Britons have got used to heading to the polls.
It was the European Union referendum last year and before that, the 2015 general election. Yesterday, voters did it yet again after Prime Minister Theresa May, nine months into the job, called a snap election.
"Here we go again," blurry-eyed bartender David Thompson, 35, said as he traipsed to a polling station in Hackney, east London. "I can get used to this," he said in jest.
Polling Day felt like any other day yesterday. Office workers darted across the pavement on London Bridge into the City, the capital's commercial heart, unbothered about the new metal barrier that now separates them from the road, or the several pairs of police officers standing guard outside a sealed-off Borough Market around the corner.
Just 500m away, in a polling station closest to the crime scene, security manager Daniel Alfred, 55, had just cast his ballot. He remembered last Saturday night, when three men mowed down pedestrians on London Bridge with a rented van, then went on a stabbing spree at Borough Market in the third terror attack on the country in the past two months.
"When I got home after my night shift, my doors were triple-locked. My kids were so scared, thinking the terrorists were coming for them," said the Nigerian immigrant, who has lived in Britain since 1992.
"The present prime minister was home secretary a year ago. She should have put things in place so that such terrible incidents wouldn't have occurred."
But security is not the only issue on their minds, voters say. Healthcare, education and Brexit are also concerns that shaped their decisions. "If you want to go to your GP, you should not have to wait three weeks," said Ms Mary Gallaghar, 75, a retired receptionist who was making her way to Pakeman School in north London to cast her vote.
She has lived in Islington North, where Labour Party leader Jeremy Corbyn was MP, for 50 years.
"I think he is quite good, you can talk to him about things. He listens to you," she said of Mr Corbyn, who has held the same seat since 1983 but is being challenged by a record nine other candidates. He had just been to the same polling station an hour earlier, causing a media scrum.
"I don't care who comes into government. As long as they look at healthcare and schools and those things. I will even have Boris Johnson," Ms Gallaghar said, referring to the controversial foreign secretary who used to ride around on his bicycle and greet everyone he met.
At St Mary the Virgin Church in Rotherhithe, local Labour councillor Bill Williams, 47, pitched up in shorts, a T-shirt and flip-flops on a blustery morning. "The Liberals and the Tories did a lot of damage to this country when they were in a coalition together, and it is time for a different kind of politics.

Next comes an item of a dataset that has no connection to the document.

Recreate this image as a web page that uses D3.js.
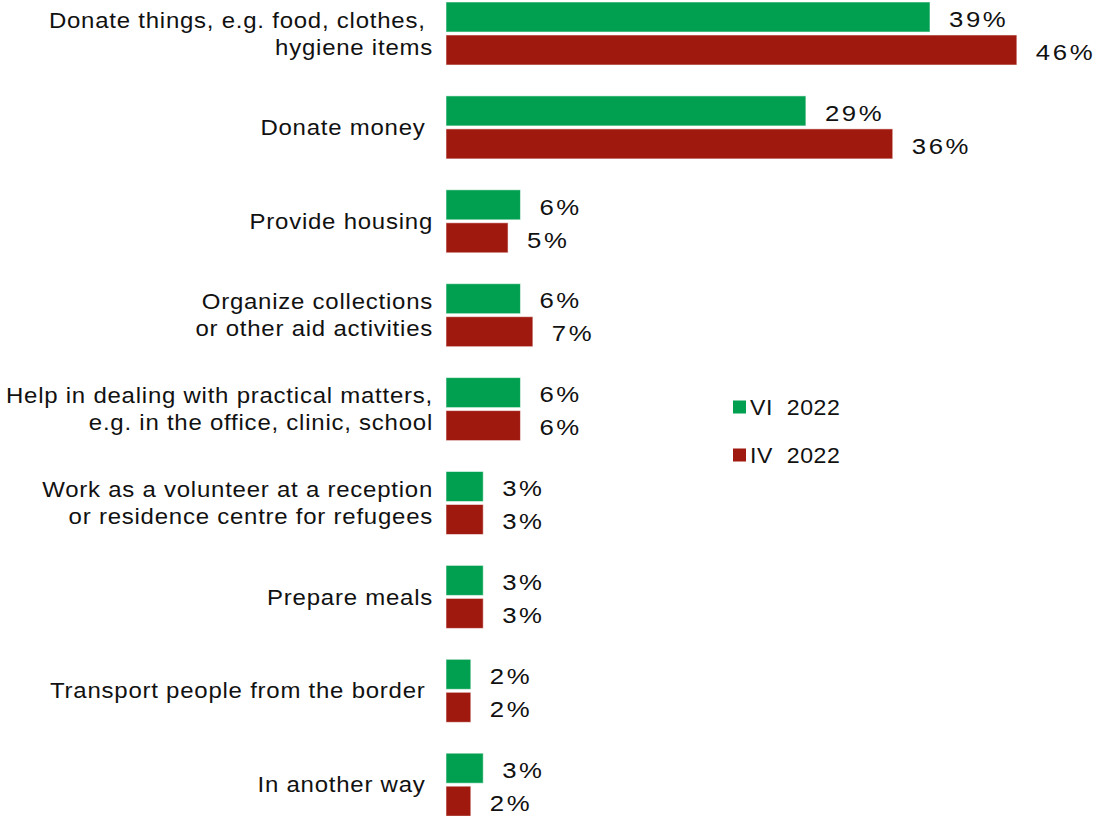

And I think the Labour Party will be the party that will be able to deliver that," he said.
Less certain was accountant Swati Phadka, 33. "Things kept changing and I wasn't as sure as I should be," she said after casting her vote in the Labour-held constituency. "It is not about who you want, but who you would rather not have."
Her husband, Mr Surandra Iyer, 32, also an accountant, was more sure. He went for Labour. "I have not been very happy with the way the Conservatives have handled the Brexit process in the last one year. Labour might not be any different, but they have said they will go for a softer Brexit."
For public relations professional Simon Hinds, 57, it was the Tories' mixed signals over Brexit that he disagreed with. "I am confused about the Conservative position on negotiating Brexit. On the one hand, they say we want a deal that is good for both Europe and Britain. On the other hand, they say we need to get out our boxing gloves to beat them up to get the best deal we can. They have been lucky they have got away with this confusion."
Over 40,000 polling stations were open yesterday, with 46.9 million people registered to vote. Some ballots were cast by postal voting.
The final constituencies are expected to declare their votes by noon (7pm Singapore time) today.